(Source code of charts)
— start —
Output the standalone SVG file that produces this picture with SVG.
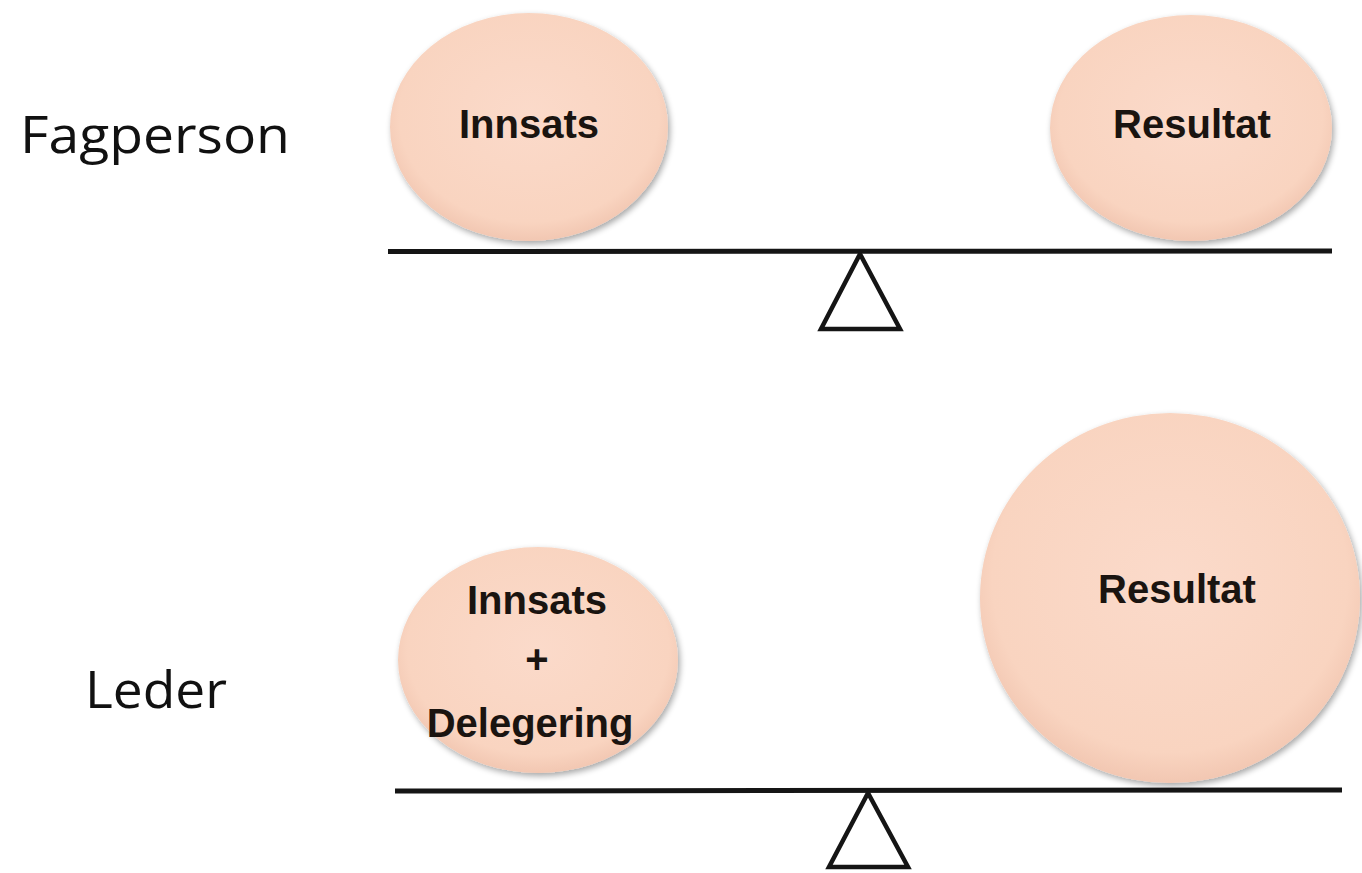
<svg xmlns="http://www.w3.org/2000/svg" width="1362" height="873" viewBox="0 0 1362 873">
<defs>
<radialGradient id="peach" cx="50%" cy="45%" r="55%">
<stop offset="0%" stop-color="#FBDACA"/>
<stop offset="85%" stop-color="#F9D4C0"/>
<stop offset="100%" stop-color="#F2C7B2"/>
</radialGradient>
<filter id="shadow" x="-10%" y="-10%" width="125%" height="125%">
<feGaussianBlur in="SourceAlpha" stdDeviation="3"/>
<feOffset dx="2" dy="3" result="b"/>
<feComponentTransfer><feFuncA type="linear" slope="0.35"/></feComponentTransfer>
<feMerge><feMergeNode/><feMergeNode in="SourceGraphic"/></feMerge>
</filter>
</defs>
<style>
.bubble{fill:url(#peach);filter:url(#shadow);}
.blabel{font-family:"Liberation Sans",Arial,sans-serif;font-weight:bold;font-size:40px;fill:#1a1410;text-anchor:middle;}
.side{font-family:"Open Sans","Liberation Sans",Arial,sans-serif;font-size:52px;fill:#111;}
.beam{stroke:#151515;stroke-width:5;stroke-linecap:butt;fill:none;}
.fulcrum{stroke:#151515;stroke-width:4.5;fill:#fff;stroke-linejoin:miter;}
</style>
<rect width="1362" height="873" fill="#fff"/>
<g id="label-fagperson"><text class="side" x="20" y="153" textLength="270" lengthAdjust="spacingAndGlyphs">Fagperson</text></g>
<g id="label-leder"><text class="side" x="85" y="708" textLength="142" lengthAdjust="spacingAndGlyphs">Leder</text></g>
<g id="top-innsats">
<ellipse class="bubble" cx="529" cy="127" rx="139" ry="114"/>
<text class="blabel" x="529" y="138">Innsats</text>
</g>
<g id="top-resultat">
<ellipse class="bubble" cx="1191" cy="128" rx="141" ry="113"/>
<text class="blabel" x="1192" y="138">Resultat</text>
</g>
<g id="bottom-innsats">
<ellipse class="bubble" cx="538" cy="660" rx="140" ry="113"/>
<text class="blabel" x="537" y="614">Innsats</text>
<text class="blabel" x="537" y="673">+</text>
<text class="blabel" x="530" y="737">Delegering</text>
</g>
<g id="bottom-resultat">
<ellipse class="bubble" cx="1170" cy="598" rx="190" ry="185"/>
<text class="blabel" x="1177" y="603">Resultat</text>
</g>
<g id="connectors">
<line class="beam" x1="388" y1="251.5" x2="1332" y2="251"/>
<polygon class="fulcrum" points="860,254 821,329 900,329"/>
<line class="beam" x1="395" y1="791" x2="1342" y2="790"/>
<polygon class="fulcrum" points="868,793 829,867 908,867"/>
</g>
</svg>
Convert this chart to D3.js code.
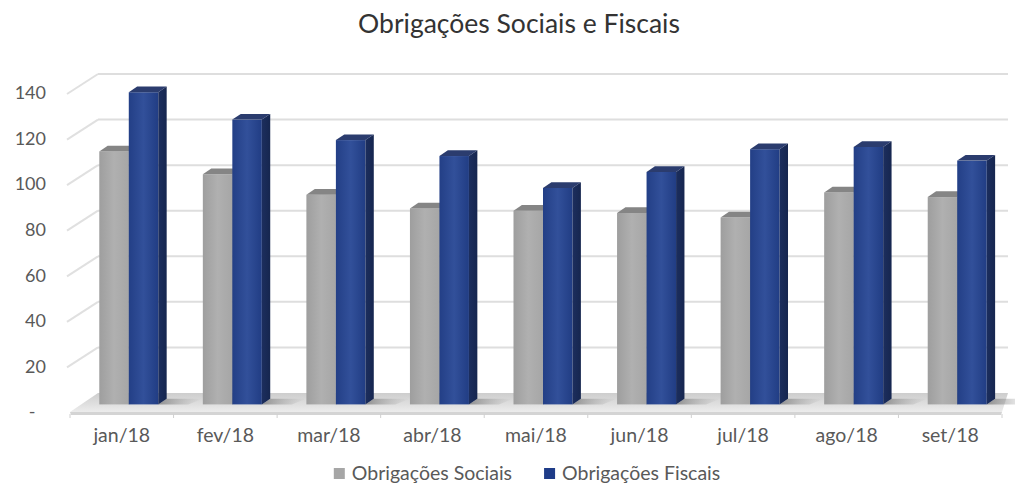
<!DOCTYPE html>
<html>
<head>
<meta charset="utf-8">
<script src="https://cdn.jsdelivr.net/npm/d3@7"></script>
<style>
  body { margin: 0; background: #fff; }
  text { font-family: Lato, "Open Sans", sans-serif; }
  .tick text { fill: #595959; font-size: 18px; }
  .x-axis .tick text { font-size: 19.5px; }
</style>
</head>
<body>
<div id="chart"></div>
<script>
const months = ['jan/18', 'fev/18', 'mar/18', 'abr/18', 'mai/18', 'jun/18', 'jul/18', 'ago/18', 'set/18'];
const seriesNames = ['Obrigações Sociais', 'Obrigações Fiscais'];
const sociais = [111, 101, 92, 86, 85, 84, 82, 93, 91];
const fiscais = [137, 125, 116, 109, 95, 102, 112, 113, 107];
const yTicks = [0, 20, 40, 60, 80, 100, 120, 140];

const w = 1015;
const h = 484;

// fake 3d: depth offset of the back wall, and where the bars sit in depth
const DX = 28, DY = 19;
const f = 0.4, barDepth = 0.3;

const xBand = d3.scaleBand()
                .domain(months)
                .range([70, 1002]);

const yScale = d3.scaleLinear()
                 .domain([0, 140])
                 .range([412, 93]);

const svg = d3.select('#chart')
              .append('svg')
              .attr('width', w)
              .attr('height', h);

const defs = svg.append('defs');

function grad(id, stops, vertical) {
  const g = defs.append('linearGradient').attr('id', id)
    .attr('x1', 0).attr('y1', 0)
    .attr('x2', vertical ? 0 : 1).attr('y2', vertical ? 1 : 0);
  stops.forEach((c, i) => g.append('stop')
    .attr('offset', i / (stops.length - 1)).attr('stop-color', c));
}
grad('grayFront', ['#9e9e9e', '#b0b0b0', '#a6a6a6']);
grad('blueFront', ['#233f86', '#32509a', '#213d84']);
grad('blueSide', ['#1c2e5e', '#16264f']);
grad('floor', ['#cdcdcd', '#ececec'], true);
const sh = defs.append('linearGradient').attr('id', 'shadow');
sh.append('stop').attr('offset', 0).attr('stop-color', '#6f6f6f').attr('stop-opacity', 0.7);
sh.append('stop').attr('offset', 1).attr('stop-color', '#9a9a9a').attr('stop-opacity', 0);

const x0 = xBand.range()[0], x1 = xBand.range()[1];
const wallRight = 1008;

// back wall gridlines
svg.selectAll('.grid')
   .data(yTicks.slice(1))
   .enter()
   .append('line')
   .attr('x1', x0 + DX)
   .attr('x2', wallRight)
   .attr('y1', d => yScale(d) - DY)
   .attr('y2', d => yScale(d) - DY)
   .attr('stroke', '#dedede')
   .attr('stroke-width', 2);

// side wall gridlines
svg.selectAll('.side')
   .data(yTicks.slice(1))
   .enter()
   .append('line')
   .attr('x1', x0 - 3)
   .attr('y1', d => yScale(d) + 1)
   .attr('x2', x0 + DX)
   .attr('y2', d => yScale(d) - DY)
   .attr('stroke', '#e0e0e0')
   .attr('stroke-width', 2);

// floor
const fy = yScale(0);
svg.append('polygon')
   .attr('points', [[x0, fy], [x0 + DX, fy - DY], [wallRight, fy - DY], [x1, fy]].join(' '))
   .attr('fill', 'url(#floor)');
svg.append('polygon')
   .attr('points', [[x0, fy], [x1, fy], [x1 - 1, fy + 3], [x0 + 1, fy + 3]].join(' '))
   .attr('fill', '#d4d4d4');

// ticks along the floor front
svg.selectAll('.ftick')
   .data(months.concat(['end']))
   .enter()
   .append('line')
   .attr('x1', (d, i) => x0 + i * xBand.bandwidth())
   .attr('x2', (d, i) => x0 + i * xBand.bandwidth())
   .attr('y1', fy + 2)
   .attr('y2', fy + 6)
   .attr('stroke', '#d0d0d0');

const barW = 29.5;
const xSeries = d3.scaleBand().domain(seriesNames).range([0, 2 * barW]);
const dd = barDepth * DX, ddy = barDepth * DY;
const pad = (xBand.bandwidth() - (2 * barW + dd)) / 2;

const bars = [];
months.forEach((m, i) => {
  bars.push({ m: m, s: seriesNames[0], v: sociais[i] });
  bars.push({ m: m, s: seriesNames[1], v: fiscais[i] });
});

function barX(d) { return xBand(d.m) + f * DX + pad + xSeries(d.s); }
const base = yScale(0) - f * DY;

// floor shadows right of each pair
svg.selectAll('.shadow')
   .data(months)
   .enter()
   .append('polygon')
   .attr('points', m => {
     const sx = xBand(m) + f * DX + pad + 2 * barW;
     return [[sx, base], [sx + dd, base - ddy], [sx + dd + 36, base - ddy], [sx + 30, base]].join(' ');
   })
   .attr('fill', 'url(#shadow)');

const g = svg.selectAll('.bar')
             .data(bars)
             .enter()
             .append('g')
             .attr('class', 'bar');

g.append('rect')
 .attr('x', barX)
 .attr('y', d => yScale(d.v) - f * DY)
 .attr('width', xSeries.bandwidth())
 .attr('height', d => base - (yScale(d.v) - f * DY))
 .attr('fill', d => d.s === seriesNames[0] ? 'url(#grayFront)' : 'url(#blueFront)');

g.append('polygon')
 .attr('points', d => {
   const x = barX(d), t = yScale(d.v) - f * DY, bw = xSeries.bandwidth();
   return [[x, t], [x + dd, t - ddy], [x + bw + dd, t - ddy], [x + bw, t]].join(' ');
 })
 .attr('fill', d => d.s === seriesNames[0] ? '#858585' : '#2b3c6e');

g.append('polygon')
 .attr('points', d => {
   const x = barX(d) + xSeries.bandwidth(), t = yScale(d.v) - f * DY;
   return [[x, t], [x + dd, t - ddy], [x + dd, base - ddy], [x, base]].join(' ');
 })
 .attr('fill', d => d.s === seriesNames[0] ? '#7a7a7a' : 'url(#blueSide)');

// axes
const yAxis = d3.axisLeft(yScale)
                .tickValues(yTicks)
                .tickSize(0)
                .tickPadding(0)
                .tickFormat(d => d === 0 ? '-\u2007' : d);

svg.append('g')
   .attr('transform', 'translate(46, 0)')
   .call(yAxis)
   .call(a => a.select('.domain').remove());

const xAxis = d3.axisBottom(xBand).tickSize(0).tickPadding(0);

svg.append('g')
   .attr('class', 'x-axis')
   .attr('transform', 'translate(0, 428)')
   .call(xAxis)
   .call(a => a.select('.domain').remove());

// title
svg.append('text')
   .attr('x', 519)
   .attr('y', 33)
   .attr('text-anchor', 'middle')
   .attr('fill', '#333')
   .style('font-size', '26.5px')
   .text('Obrigações Sociais e Fiscais');

// legend
const legendColors = ['#a6a6a6', '#1f3c88'];
const legend = svg.append('g');
let lx = 0;
seriesNames.forEach((s, i) => {
  const item = legend.append('g').attr('transform', `translate(${lx}, 0)`);
  item.append('rect').attr('x', 0).attr('y', -12).attr('width', 11).attr('height', 11).attr('fill', legendColors[i]);
  const t = item.append('text').attr('x', 18).attr('y', 0)
    .attr('fill', '#595959').style('font-size', '19.5px').text(s);
  lx += 18 + t.node().getComputedTextLength() + 32;
});
const lw = lx - 32;
legend.attr('transform', `translate(${527 - lw / 2}, 480)`);
</script>
</body>
</html>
— end —
[What to produce]: Copy, exactly as they stand, the lines from the one that holds "Convert this chart to D3.js code." to the one that holds "const defs = svg.append('defs');", both included, and drop every picture.

[Task solution]:
Convert this chart to D3.js code.
<!DOCTYPE html>
<html>
<head>
<meta charset="utf-8">
<script src="https://cdn.jsdelivr.net/npm/d3@7"></script>
<style>
  body { margin: 0; background: #fff; }
  text { font-family: Lato, "Open Sans", sans-serif; }
  .tick text { fill: #595959; font-size: 18px; }
  .x-axis .tick text { font-size: 19.5px; }
</style>
</head>
<body>
<div id="chart"></div>
<script>
const months = ['jan/18', 'fev/18', 'mar/18', 'abr/18', 'mai/18', 'jun/18', 'jul/18', 'ago/18', 'set/18'];
const seriesNames = ['Obrigações Sociais', 'Obrigações Fiscais'];
const sociais = [111, 101, 92, 86, 85, 84, 82, 93, 91];
const fiscais = [137, 125, 116, 109, 95, 102, 112, 113, 107];
const yTicks = [0, 20, 40, 60, 80, 100, 120, 140];

const w = 1015;
const h = 484;

// fake 3d: depth offset of the back wall, and where the bars sit in depth
const DX = 28, DY = 19;
const f = 0.4, barDepth = 0.3;

const xBand = d3.scaleBand()
                .domain(months)
                .range([70, 1002]);

const yScale = d3.scaleLinear()
                 .domain([0, 140])
                 .range([412, 93]);

const svg = d3.select('#chart')
              .append('svg')
              .attr('width', w)
              .attr('height', h);

const defs = svg.append('defs');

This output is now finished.